I don't believe this will catch many of the other common conflicts
Doesn't need to. This is one tool in the toolbag which does nothing but fix one problem. If you have a different problem, pull out a different tool :-)
board or group that manages some form of standards, quality and compliance
Sure, that's what's usually done, but it also has a lot of overhead in bureaucracy, politics, and conformance to poorly designed standards. I'm curious about another approach: what if patches were really easy? What if you could say, "ok, here are the fifteen patches I want in my Arc", and you could just push a button to get them? Now you don't need a board to be filtering patches for you, you can choose which ones you find to be of high quality. Or perhaps, for a particular project, a patch of terrible quality but happens to do something you want for that project :) I'm not sure of all the details yet, but I'm playing around with it.
disincentive for hackers like yourself to contribute valuable code to the community if you end up getting all kinds of requests/baggage from it
Well, my goal is to make it easy for me to share my Arc hacks.
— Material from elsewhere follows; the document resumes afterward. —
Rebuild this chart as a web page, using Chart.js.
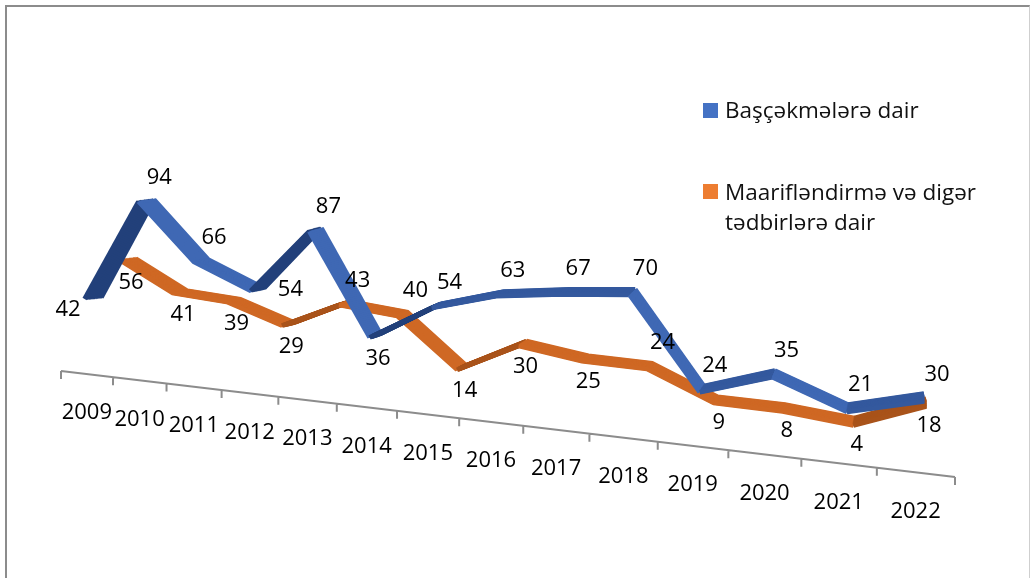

I have a whole bunch of hacks to Arc that I've written while doing my own programming, and some of them I've had the time to write up and publish. I'd like to make this easier and faster, so that I can publish more of my hacks without it being any trouble.
And I'd like to become easy for programmers such as yourself to publish your own hacks, such as the patches you made to the JSON library. That way if someone finds your version to be better, they can use yours. Or if they don't like what you did with symbols or something, they can use mine. Or pull out what changes they like from yours.
Now I'm not so worried about requests and stuff. If you see a way to make one of my hacks better, go ahead and publish your changes. No one is forced to use your version, but if it is better, then people can use it.
Eventually we have a lot of hacks floating around and people will start publishing collections. "Here are the thirty Arc hacks and libraries that I recommend". Each person who publishes a collection will have their own standards for what hacks they include. To get started, you can pick a collection author who has standards you agree with to get your initial collection of Arc hacks and libraries. But the collection still consists of individual hacks that you can pick and choose from, so you're not stuck with the collection compiler's decisions. That's the idea anyway... I still need to write up more about it.